「がんは『襲われて』『闘うもの』ではない」 竹田圭吾さんが遺稿で伝えたこと

    今年1月に膵臓がんで亡くなった竹田圭吾さんの遺稿が発表された

    竹田さんの遺稿

    今年1月、膵臓がんのため51歳で亡くなったジャーナリスト、竹田圭吾さんの遺稿が2月10日発売の「文藝春秋」に掲載された。遺稿は未完のまま、3ページ分が掲載された。

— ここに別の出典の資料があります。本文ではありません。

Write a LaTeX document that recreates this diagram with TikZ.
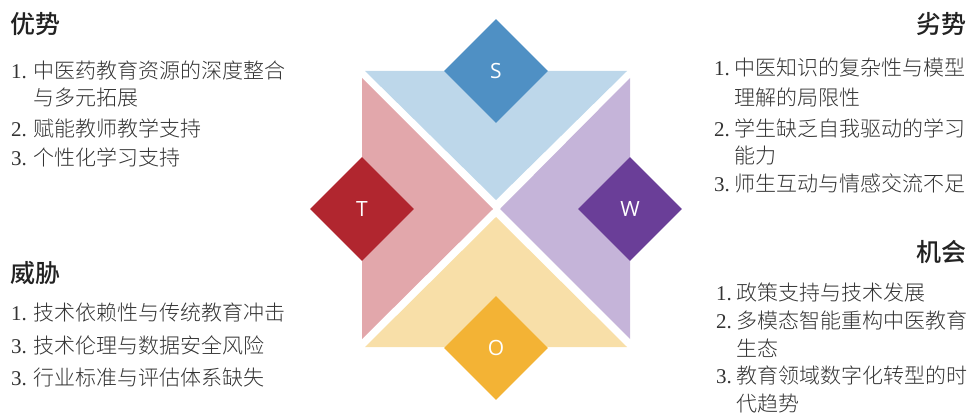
\documentclass[tikz,border=0pt]{standalone}
\usepackage{fontspec}
\setmainfont{Liberation Serif}
\newfontfamily\cjk{Noto Sans CJK SC Light}
\newfontfamily\cjkt{Noto Sans CJK SC Medium}
\newfontfamily\lat{Open Sans}
\usetikzlibrary{shapes.geometric}
\definecolor{sdark}{HTML}{4F90C4}
\definecolor{slight}{HTML}{BDD7EA}
\definecolor{tdark}{HTML}{B1262F}
\definecolor{tlight}{HTML}{E2A7AB}
\definecolor{wdark}{HTML}{6A3E98}
\definecolor{wlight}{HTML}{C5B4D9}
\definecolor{odark}{HTML}{F3B335}
\definecolor{olight}{HTML}{F8DFA8}
\definecolor{titlec}{HTML}{222222}
\definecolor{bodyc}{HTML}{333333}
\begin{document}
\begin{tikzpicture}[x=1pt,y=-1pt,
  ttl/.style={inner sep=0pt, font=\cjkt\fontsize{25}{25}\selectfont, text=titlec},
  num/.style={anchor=base west, inner sep=0pt, font=\fontsize{21}{21}\selectfont, text=bodyc},
  txt/.style={anchor=base west, inner sep=0pt, font=\cjk\fontsize{21}{21}\selectfont, text=bodyc},
  dia/.style={diamond, aspect=1, inner sep=0pt, minimum width=104pt, minimum height=104pt,
    text=white, font=\lat\fontsize{21}{21}\selectfont}]
\useasboundingbox (0,0) rectangle (969,420);
% quadrants
\fill[slight] (365,71) -- (627,71) -- (496,200) -- cycle;
\fill[tlight] (362,78) -- (362,339) -- (493,209) -- cycle;
\fill[wlight] (630,78) -- (630,339) -- (500,209) -- cycle;
\fill[olight] (365,347) -- (627,347) -- (496,217) -- cycle;
% diamonds
\node[dia, fill=sdark] (S) at (496,71) {S};
\node[dia, fill=tdark] (T) at (362,209) {T};
\node[dia, fill=wdark] (W) at (630,209) {W};
\node[dia, fill=odark] (O) at (496,348) {O};
% strengths
\node[ttl, anchor=base west] (st) at (10,34) {优势};
\node[num] (s1n) at (11,78) {1.};
\node[txt] (s1a) at (33,78) {中医药教育资源的深度整合};
\node[txt] (s1b) at (33,106) {与多元拓展};
\node[num] (s2n) at (11,136) {2.};
\node[txt] (s2) at (33,136) {赋能教师教学支持};
\node[num] (s3n) at (11,165) {3.};
\node[txt] (s3) at (33,165) {个性化学习支持};
% threats
\node[ttl, anchor=base west] (tt) at (10,282) {威胁};
\node[num] (t1n) at (11,320) {1.};
\node[txt] (t1) at (33,320) {技术依赖性与传统教育冲击};
\node[num] (t2n) at (11,353) {3.};
\node[txt] (t2) at (33,353) {技术伦理与数据安全风险};
\node[num] (t3n) at (11,385) {3.};
\node[txt] (t3) at (33,385) {行业标准与评估体系缺失};
% weaknesses
\node[ttl, anchor=base east] (wt) at (967,34) {劣势};
\node[num] (w1n) at (714,76) {1.};
\node[txt] (w1a) at (734,76) {中医知识的复杂性与模型};
\node[txt] (w1b) at (734,106) {理解的局限性};
\node[num] (w2n) at (714,136) {2.};
\node[txt] (w2a) at (734,136) {学生缺乏自我驱动的学习};
\node[txt] (w2b) at (734,163) {能力};
\node[num] (w3n) at (714,191) {3.};
\node[txt] (w3) at (734,191) {师生互动与情感交流不足};
% opportunities
\node[ttl, anchor=base east] (ot) at (967,261) {机会};
\node[num] (o1n) at (716,300) {1.};
\node[txt] (o1) at (736,300) {政策支持与技术发展};
\node[num] (o2n) at (716,328) {2.};
\node[txt] (o2a) at (736,328) {多模态智能重构中医教育};
\node[txt] (o2b) at (736,356) {生态};
\node[num] (o3n) at (716,383) {3.};
\node[txt] (o3a) at (736,383) {教育领域数字化转型的时};
\node[txt] (o3b) at (736,411) {代趋势};
\end{tikzpicture}
\end{document}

    タイトルは「がんになってよかった100のこと」。編集部によると、書籍化を前提に、竹田さんが提案したタイトルだった。生前の竹田さんの姿勢を象徴するように「がん患者にありがちなスピリチュアルっぽい本、やたらポジティブシンキングな本とは正反対の、もっとシニカルで客観的でフラットな」本にしたかったという。

    ラジオのお仕事はかつら無しダヨ なし汁ブシャーッ

    未完に終わった遺稿のなかにはこんな言葉が並ぶ。

    がんが進行しても「人生終わりというわけでないと。ちょっと種類の違う人生が続くだけのことなんですね。僕も今、頭、カツラなんですけど仕事続けられてますし、がんというのは必ずしも『襲われて』『闘う』ものではないと思う」。

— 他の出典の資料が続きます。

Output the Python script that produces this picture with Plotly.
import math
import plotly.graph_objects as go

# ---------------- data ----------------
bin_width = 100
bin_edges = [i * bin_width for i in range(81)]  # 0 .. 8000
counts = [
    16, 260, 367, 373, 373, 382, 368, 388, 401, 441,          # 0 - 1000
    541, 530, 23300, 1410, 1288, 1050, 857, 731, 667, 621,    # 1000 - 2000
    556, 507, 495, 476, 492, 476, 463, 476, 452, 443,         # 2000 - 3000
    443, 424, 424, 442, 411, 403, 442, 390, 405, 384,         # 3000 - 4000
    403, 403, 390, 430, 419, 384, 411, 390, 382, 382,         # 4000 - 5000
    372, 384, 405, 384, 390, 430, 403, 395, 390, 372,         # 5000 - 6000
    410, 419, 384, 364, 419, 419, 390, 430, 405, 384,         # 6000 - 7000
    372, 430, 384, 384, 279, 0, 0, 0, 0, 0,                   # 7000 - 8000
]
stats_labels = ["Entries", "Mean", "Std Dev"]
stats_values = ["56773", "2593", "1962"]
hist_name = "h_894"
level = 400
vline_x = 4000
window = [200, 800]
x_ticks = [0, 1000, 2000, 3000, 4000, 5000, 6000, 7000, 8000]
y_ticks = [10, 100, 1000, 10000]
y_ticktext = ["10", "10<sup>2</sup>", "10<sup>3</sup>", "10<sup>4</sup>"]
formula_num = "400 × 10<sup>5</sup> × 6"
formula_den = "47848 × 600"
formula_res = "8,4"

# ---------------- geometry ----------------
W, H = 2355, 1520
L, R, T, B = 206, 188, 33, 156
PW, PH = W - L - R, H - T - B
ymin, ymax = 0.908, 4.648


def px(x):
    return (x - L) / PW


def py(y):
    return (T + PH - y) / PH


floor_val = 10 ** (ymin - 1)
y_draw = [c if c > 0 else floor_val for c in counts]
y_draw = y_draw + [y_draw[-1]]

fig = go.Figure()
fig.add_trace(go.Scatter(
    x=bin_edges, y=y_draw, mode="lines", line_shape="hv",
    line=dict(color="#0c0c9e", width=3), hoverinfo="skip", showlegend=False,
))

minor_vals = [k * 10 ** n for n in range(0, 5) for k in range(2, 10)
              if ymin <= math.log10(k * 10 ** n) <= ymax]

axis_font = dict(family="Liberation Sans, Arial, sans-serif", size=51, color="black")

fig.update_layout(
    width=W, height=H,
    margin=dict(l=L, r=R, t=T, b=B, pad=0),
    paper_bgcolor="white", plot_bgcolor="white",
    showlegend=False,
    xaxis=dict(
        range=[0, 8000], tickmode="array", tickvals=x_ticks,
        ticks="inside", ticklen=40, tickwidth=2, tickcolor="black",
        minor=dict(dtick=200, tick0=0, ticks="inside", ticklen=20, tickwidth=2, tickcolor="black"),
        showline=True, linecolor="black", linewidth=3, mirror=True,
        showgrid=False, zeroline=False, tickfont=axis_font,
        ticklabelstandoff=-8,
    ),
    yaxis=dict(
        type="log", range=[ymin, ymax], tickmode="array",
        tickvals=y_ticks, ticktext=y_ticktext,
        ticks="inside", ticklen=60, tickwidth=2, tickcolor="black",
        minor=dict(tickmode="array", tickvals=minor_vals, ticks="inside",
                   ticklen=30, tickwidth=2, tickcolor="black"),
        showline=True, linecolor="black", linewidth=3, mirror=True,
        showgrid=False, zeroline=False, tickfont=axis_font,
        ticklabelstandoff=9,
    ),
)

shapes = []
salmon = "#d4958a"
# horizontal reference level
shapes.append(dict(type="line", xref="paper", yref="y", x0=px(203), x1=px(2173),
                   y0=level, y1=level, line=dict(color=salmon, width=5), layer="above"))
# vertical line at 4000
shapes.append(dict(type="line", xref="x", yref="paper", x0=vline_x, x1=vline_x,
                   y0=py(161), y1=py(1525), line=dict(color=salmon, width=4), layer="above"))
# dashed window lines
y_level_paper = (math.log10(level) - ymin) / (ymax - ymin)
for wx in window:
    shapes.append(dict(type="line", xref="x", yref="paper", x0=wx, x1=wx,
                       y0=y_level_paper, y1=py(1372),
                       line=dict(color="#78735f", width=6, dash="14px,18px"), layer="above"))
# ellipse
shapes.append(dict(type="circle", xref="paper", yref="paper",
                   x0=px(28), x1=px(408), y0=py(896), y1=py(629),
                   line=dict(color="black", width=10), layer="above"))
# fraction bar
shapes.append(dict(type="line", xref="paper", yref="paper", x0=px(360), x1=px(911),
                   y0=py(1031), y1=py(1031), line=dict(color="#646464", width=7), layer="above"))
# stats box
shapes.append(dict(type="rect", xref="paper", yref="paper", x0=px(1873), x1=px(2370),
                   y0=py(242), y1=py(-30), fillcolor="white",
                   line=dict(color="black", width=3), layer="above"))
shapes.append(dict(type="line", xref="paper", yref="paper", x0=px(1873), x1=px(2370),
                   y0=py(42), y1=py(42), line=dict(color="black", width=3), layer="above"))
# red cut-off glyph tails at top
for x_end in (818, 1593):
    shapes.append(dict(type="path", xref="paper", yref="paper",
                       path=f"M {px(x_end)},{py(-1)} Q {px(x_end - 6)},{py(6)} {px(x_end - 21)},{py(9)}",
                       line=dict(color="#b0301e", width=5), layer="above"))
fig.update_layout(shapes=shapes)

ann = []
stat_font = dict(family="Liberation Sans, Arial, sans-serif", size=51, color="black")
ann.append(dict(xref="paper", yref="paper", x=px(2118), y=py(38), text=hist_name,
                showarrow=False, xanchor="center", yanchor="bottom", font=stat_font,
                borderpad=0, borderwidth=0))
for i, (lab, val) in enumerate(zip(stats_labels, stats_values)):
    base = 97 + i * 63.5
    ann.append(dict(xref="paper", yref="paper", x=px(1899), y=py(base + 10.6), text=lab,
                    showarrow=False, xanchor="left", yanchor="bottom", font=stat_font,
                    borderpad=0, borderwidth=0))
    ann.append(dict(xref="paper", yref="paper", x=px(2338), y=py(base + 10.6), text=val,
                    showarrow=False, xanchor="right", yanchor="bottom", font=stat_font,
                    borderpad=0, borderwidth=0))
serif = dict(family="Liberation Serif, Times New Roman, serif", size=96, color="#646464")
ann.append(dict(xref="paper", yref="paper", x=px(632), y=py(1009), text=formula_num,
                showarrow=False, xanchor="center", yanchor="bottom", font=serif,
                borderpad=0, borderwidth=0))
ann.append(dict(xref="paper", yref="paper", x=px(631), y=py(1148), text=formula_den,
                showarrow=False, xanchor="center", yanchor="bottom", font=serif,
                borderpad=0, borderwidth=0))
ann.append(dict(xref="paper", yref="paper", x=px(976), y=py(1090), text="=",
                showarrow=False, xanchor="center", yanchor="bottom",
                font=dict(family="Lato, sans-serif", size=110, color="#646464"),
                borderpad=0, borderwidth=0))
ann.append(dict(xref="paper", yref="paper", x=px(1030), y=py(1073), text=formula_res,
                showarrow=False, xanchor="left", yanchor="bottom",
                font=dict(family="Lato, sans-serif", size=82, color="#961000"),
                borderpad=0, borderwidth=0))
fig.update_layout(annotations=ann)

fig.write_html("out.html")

    ニュースメディアに対し、常に鋭い批評をしてきた竹田さんらしく「闘病生活」や「無念の死」といった部分をフォーカスするメディアの取り上げ方を批判する。

    「マスコミとネットの中で紡がれるストーリーは、少なくとも僕にとっては偽物でしかない。がん患者は、必ずしも『闘病』するわけでもないし、するべきでもない」

    同誌には未完の遺稿のほか、竹田さんの妻・裕子さんのインタビュー、亡くなる直前に親子4人で行ったニューオリンズ旅行の編集部による記録も掲載されている。